Return precisely the span of lines from the top of the material below to the line containing "rectangle (17.42, 7.18);", both included. Pictures are excluded.
### Data ###
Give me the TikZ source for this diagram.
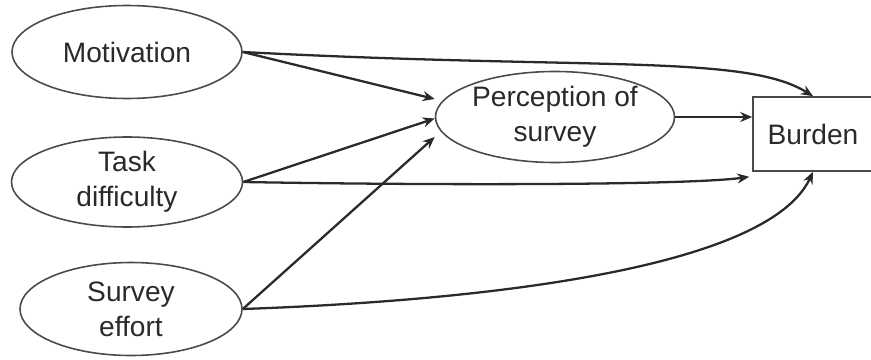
\documentclass[tikz,border=0pt]{standalone}
\usepackage{fontspec}
\setmainfont{Liberation Sans}
\definecolor{lineink}{HTML}{2A2A2A}
\definecolor{shapeink}{HTML}{4A4A4A}
\usepackage{tikz}
\usetikzlibrary{
  positioning, shapes.geometric, arrows.meta
}
\tikzset{
	factornode/.style={
			ellipse,
			draw=shapeink,
			line width=0.9pt,
			fill=white,
			text=lineink,
			align=center,
			inner sep=0pt,
			font=\fontsize{16}{20}\selectfont
		},
	outcomenode/.style={
			rectangle,
			draw=shapeink,
			line width=0.9pt,
			fill=white,
			text=lineink,
			inner sep=0pt,
			minimum width=2.4cm,
			minimum height=1.48cm,
			font=\fontsize{16}{20}\selectfont
		},
	pathline/.style={
			draw=lineink,
			line width=1.3pt,
			-{Stealth[length=2.4mm,width=2mm]}
		}
}

\begin{document}
\begin{tikzpicture}
				\useasboundingbox (0, 0) rectangle (17.42, 7.18);

				\node[factornode, minimum width=4.6cm, minimum height=1.86cm] (mot) at (2.54, 6.14) {Motivation};
				\node[factornode, minimum width=4.62cm, minimum height=1.8cm] (task) at (2.54, 3.54) {Task\\difficulty};
				\node[factornode, minimum width=4.44cm, minimum height=1.86cm] (eff) at (2.62, 1.0) {Survey\\effort};
				\node[factornode, minimum width=4.78cm, minimum height=1.82cm] (per) at (11.1, 4.84) {Perception of\\survey};
				\node[outcomenode] (bur) at (16.26, 4.5) {Burden};

				\draw[pathline] (mot.east) to[out=-3, in=148, out distance=7cm, in distance=1.6cm] (bur.north);
				\draw[pathline] (mot.east) -- ([yshift=0.36cm]per.west);

				\draw[pathline] (task.east) -- ([yshift=-0.03cm]per.west);
				\draw[pathline] (task.east) to[out=-1, in=188, out distance=4cm, in distance=1.2cm] ([xshift=-0.06cm, yshift=-0.1cm]bur.south west);

				\draw[pathline] (eff.east) -- ([yshift=-0.4cm]per.west);
				\draw[pathline] (eff.east) to[out=2, in=-115, out distance=4.5cm, in distance=2.2cm] (bur.south);

				\draw[pathline] (per.east) -- (per.east -| bur.west);
			\end{tikzpicture}
\end{document}
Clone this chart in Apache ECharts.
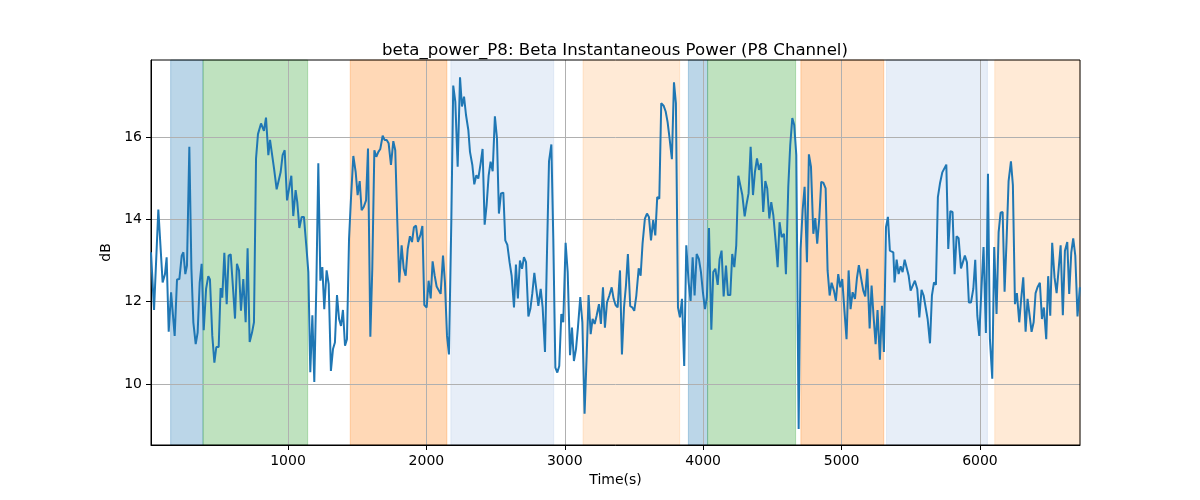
<!DOCTYPE html>
<html>
<head>
<meta charset="utf-8">
<script src="https://cdn.jsdelivr.net/npm/echarts@6/dist/echarts.min.js"></script>
<style>html,body{margin:0;padding:0;background:#fff}#c{width:1200px;height:500px}</style>
</head>
<body>
<div id="c"></div>
<script>
// ---- data ----
const times = [10,32,63,94,111,123,138,155,181,198,215,232,244,258,270,287,302,316,333,347,362,376,391,408,424,436,453,468,482,499,513,525,540,557,571,586,603,617,631,646,660,677,694,708,723,740,754,769,783,805,817,826,841,858,870,884,899,918,932,947,961,976,993,1007,1024,1038,1055,1067,1082,1099,1115,1132,1147,1161,1176,1190,1205,1219,1234,1248,1262,1279,1294,1310,1325,1339,
1354,1369,1383,1397,1412,1426,1441,1455,1472,1489,1503,1518,1532,1547,1564,1578,1595,1609,1624,1638,1653,1667,1684,1698,1713,1727,1744,1761,1775,1790,1804,1821,1836,1850,1865,1881,1896,1910,1925,1939,1956,1971,1985,2002,2016,2031,2045,2060,2074,2088,2103,2120,2134,2149,2163,2180,2194,2209,2226,2243,2257,2272,2286,2303,2315,2332,2346,2361,2375,2392,2406,2421,2435,2450,2464,2479,2495,2510,2524,2539,2556,2570,2585,2601,2616,2633,2647,2661,
2676,2691,2705,2720,2737,2751,2765,2780,2794,2809,2826,2840,2857,2871,2886,2903,2917,2932,2946,2960,2975,2989,3006,3021,3038,3052,3066,3081,3095,3112,3127,3143,3158,3172,3187,3201,3216,3230,3247,3261,3276,3290,3305,3322,3339,3353,3367,3382,3399,3413,3428,3442,3456,3473,3488,3502,3517,3534,3548,3562,3579,3594,3608,3623,3639,3654,3668,3683,3697,3714,3729,3743,3757,3774,3789,3803,3818,3832,3847,3863,3878,3895,3909,3924,3938,3953,3969,3984,3998,
4013,4027,4042,4059,4073,4088,4105,4119,4133,4148,4165,4179,4196,4210,4225,4239,4254,4268,4283,4300,4314,4328,4343,4360,4374,4389,4403,4418,4434,4449,4463,4478,4492,4507,4524,4538,4552,4567,4584,4598,4615,4629,4644,4658,4673,4690,4704,4719,4733,4750,4764,4779,4796,4810,4824,4839,4853,4868,4885,4899,4914,4928,4945,4959,4976,4991,5005,5020,5036,5051,5065,5080,5097,5111,5125,5140,5157,5171,5186,5203,5217,5231,5246,5260,5277,5292,5306,5321,5335,
5349,5374,5383,5398,5412,5427,5441,5456,5470,5485,5499,5513,5530,5547,5562,5578,5593,5607,5622,5639,5653,5668,5682,5696,5711,5728,5742,5757,5771,5786,5802,5817,5831,5846,5863,5877,5891,5906,5920,5935,5952,5966,5981,5995,6012,6026,6043,6058,6072,6089,6103,6120,6135,6149,6164,6178,6192,6207,6224,6238,6253,6267,6284,6298,6313,6330,6344,6359,6373,6388,6402,6416,6433,6448,6462,6479,6493,6508,6522,6539,6554,6568,6583,6599,6614,6631,6645,6660,6674,6689,6705,6722];

const db = [13.2,11.8,14.24,12.47,12.67,13.08,11.27,12.23,11.17,12.54,12.55,13.12,13.2,12.67,12.88,15.76,12.8,11.5,10.97,11.25,12.47,12.92,11.31,12.31,12.62,12.54,11.17,10.52,10.9,10.9,12.33,12.1,13.19,11.94,13.12,13.15,12.31,11.59,12.92,12.76,11.78,12.55,11.5,13.3,11.02,11.25,11.5,15.48,16.07,16.33,16.31,16.15,16.47,15.56,15.93,15.95,15.24,14.73,14.73,15.15,15.56,15.68,14.46,14.42,15.06,14.08,14.71,14.42,13.79,14.06,14.06,13.37,12.72,10.29,11.67,10.05,12.43,15.36,12.51,12.84,11.82,12.76,12.43,10.32,10.85,11.01,
12.16,11.58,11.41,11.8,10.93,11.09,13.53,14.5,15.54,15.15,14.59,14.93,14.22,14.3,14.46,15.72,11.15,12.8,15.68,15.52,15.64,15.71,16.03,15.93,15.93,15.85,15.32,15.9,15.68,13.93,12.47,13.37,12.8,12.63,13.28,13.59,13.45,13.81,13.85,13.45,13.61,13.84,11.92,11.86,12.51,12.08,12.98,12.63,12.37,12.37,12.19,13.12,12.47,11.17,10.72,13.93,17.25,16.86,15.28,17.45,16.74,16.98,16.54,16.17,15.64,15.32,14.85,15.07,14.99,15.36,15.71,13.87,14.34,15.07,15.4,15.17,16.5,15.97,14.14,14.63,14.65,13.49,13.38,12.96,12.63,11.86,12.9,12.08,
13.0,12.8,13.08,12.96,11.64,11.82,12.19,12.7,12.31,11.9,12.31,11.86,10.78,13.12,15.41,15.82,13.53,10.4,10.28,10.44,11.7,11.5,13.43,12.72,10.7,11.37,10.56,10.85,11.37,12.11,11.5,9.28,10.68,12.16,11.21,11.58,11.46,11.66,11.94,11.46,12.35,11.37,11.98,12.15,12.35,12.07,11.92,11.86,12.76,10.72,11.86,12.39,13.16,11.89,11.86,11.78,12.15,12.81,12.63,13.41,14.02,14.14,14.06,13.49,13.98,13.61,14.54,14.5,16.82,16.76,16.62,16.36,15.97,15.46,17.33,16.82,11.86,11.62,12.07,10.44,13.37,12.47,12.02,13.08,12.15,13.16,13.04,12.72,12.23,
11.82,12.11,13.79,11.32,12.72,12.8,12.41,13.04,13.24,12.13,12.88,12.16,12.16,13.16,12.84,13.37,15.06,15.06,14.59,14.07,14.38,14.63,15.76,14.59,15.15,15.48,15.2,15.36,14.18,14.93,14.75,14.02,14.42,14.1,13.45,12.84,13.93,13.57,13.65,12.67,14.79,15.8,16.46,16.29,15.56,8.91,13.28,14.24,14.79,12.96,15.58,15.28,13.65,14.03,13.41,14.02,14.91,14.89,14.75,12.76,12.15,12.46,12.27,12.02,12.67,12.35,12.55,11.82,11.09,12.76,11.82,12.23,12.07,12.57,12.89,12.59,12.27,12.13,12.8,11.35,12.39,11.66,10.97,11.8,10.59,11.9,10.78,13.81,14.06,
13.24,13.2,12.47,13.02,12.67,12.86,12.72,13.02,12.98,12.63,12.27,12.27,12.51,12.31,11.62,12.29,12.15,12.15,11.58,10.99,12.15,12.47,12.41,14.54,14.87,15.14,15.11,15.33,13.28,14.2,14.18,12.67,13.59,13.54,12.81,12.81,13.12,12.96,11.98,11.98,12.31,13.02,11.66,11.17,12.39,13.33,11.24,15.11,11.09,10.13,13.33,11.7,13.69,14.16,14.18,12.24,13.45,14.93,15.41,14.83,11.94,12.21,11.5,12.07,12.59,11.27,12.07,11.66,11.27,11.5,12.21,12.35,12.46,11.58,11.86,11.09,12.62,11.66,13.43,12.59,12.21,12.23,13.37,11.67,13.24,13.45,12.19,13.2,13.54,13.12,11.64,12.35];

const bandStarts = [152, 386, 1450, 2177, 3132, 3893, 4032, 4706, 5325, 6107];
const bandEnds   = [386, 1142, 2148, 2920, 3830, 4032, 4668, 5305, 6054, 6723];
const bandKinds  = ['blue', 'green', 'orange', 'lightblue', 'lightorange', 'blue', 'green', 'orange', 'lightblue', 'lightorange'];

const xTicks = [1000, 2000, 3000, 4000, 5000, 6000];
const yTicks = [10, 12, 14, 16];
const xRange = [10, 6723];
const yRange = [8.52, 17.87];

// ---- styles ----
const kindColor = {
  blue: 'rgba(31,119,180,0.3)',
  green: 'rgba(44,160,44,0.3)',
  orange: 'rgba(255,127,14,0.3)',
  lightblue: 'rgba(174,199,232,0.3)',
  lightorange: 'rgba(255,187,120,0.3)'
};
const FONT = 'DejaVu Sans';

const lineData = times.map((t, i) => [t, db[i]]);
const areas = bandStarts.map((s, i) => [
  { xAxis: s, itemStyle: { color: kindColor[bandKinds[i]], borderColor: kindColor[bandKinds[i]], borderWidth: 1 } },
  { xAxis: bandEnds[i] }
]);

const chart = echarts.init(document.getElementById('c'), null, { renderer: 'canvas' });
chart.setOption({
  animation: false,
  backgroundColor: '#fff',
  title: {
    text: 'beta_power_P8: Beta Instantaneous Power (P8 Channel)',
    left: 610, top: 37, textAlign: 'center',
    textStyle: { fontFamily: FONT, fontSize: 16.6, fontWeight: 'normal', color: '#000' }
  },
  grid: { left: 151, right: 120, top: 60, bottom: 55, show: true, borderColor: '#000', borderWidth: 1, backgroundColor: 'transparent', z: 4 },
  xAxis: {
    type: 'value', min: xRange[0], max: xRange[1], z: 3,
    name: 'Time(s)', nameLocation: 'middle', nameGap: 28,
    nameTextStyle: { fontFamily: FONT, fontSize: 14, color: '#000' },
    axisLine: { show: true, lineStyle: { color: '#000', width: 1 } },
    axisTick: { show: true, length: 5, customValues: xTicks, lineStyle: { color: '#000' } },
    axisLabel: { customValues: xTicks, margin: 9, fontFamily: FONT, fontSize: 14, color: '#000', formatter: v => String(v) },
    splitLine: { show: true, lineStyle: { color: '#b0b0b0', width: 1 } }
  },
  yAxis: {
    type: 'value', min: yRange[0], max: yRange[1], z: 3,
    name: 'dB', nameLocation: 'middle', nameGap: 34, nameRotate: 90,
    nameTextStyle: { fontFamily: FONT, fontSize: 14, color: '#000' },
    axisLine: { show: true, lineStyle: { color: '#000', width: 1 } },
    axisTick: { show: true, length: 5, customValues: yTicks, lineStyle: { color: '#000' } },
    axisLabel: { customValues: yTicks, margin: 9, fontFamily: FONT, fontSize: 14, color: '#000', formatter: v => String(v) },
    splitLine: { show: true, lineStyle: { color: '#b0b0b0', width: 1 } }
  },
  series: [
    {
      type: 'line', data: [], z: 1, silent: true,
      markArea: { silent: true, data: areas }
    },
    {
      type: 'line', data: lineData, z: 5, showSymbol: false, symbol: 'none',
      lineStyle: { color: '#1f77b4', width: 2 }, itemStyle: { color: '#1f77b4' }
    }
  ]
});
</script>
</body>
</html>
###
** Result of this exercise **
Give me the TikZ source for this diagram.
\documentclass[tikz,border=0pt]{standalone}
\usepackage{fontspec}
\setmainfont{Liberation Sans}
\definecolor{lineink}{HTML}{2A2A2A}
\definecolor{shapeink}{HTML}{4A4A4A}
\usepackage{tikz}
\usetikzlibrary{
  positioning, shapes.geometric, arrows.meta
}
\tikzset{
	factornode/.style={
			ellipse,
			draw=shapeink,
			line width=0.9pt,
			fill=white,
			text=lineink,
			align=center,
			inner sep=0pt,
			font=\fontsize{16}{20}\selectfont
		},
	outcomenode/.style={
			rectangle,
			draw=shapeink,
			line width=0.9pt,
			fill=white,
			text=lineink,
			inner sep=0pt,
			minimum width=2.4cm,
			minimum height=1.48cm,
			font=\fontsize{16}{20}\selectfont
		},
	pathline/.style={
			draw=lineink,
			line width=1.3pt,
			-{Stealth[length=2.4mm,width=2mm]}
		}
}

\begin{document}
\begin{tikzpicture}
				\useasboundingbox (0, 0) rectangle (17.42, 7.18);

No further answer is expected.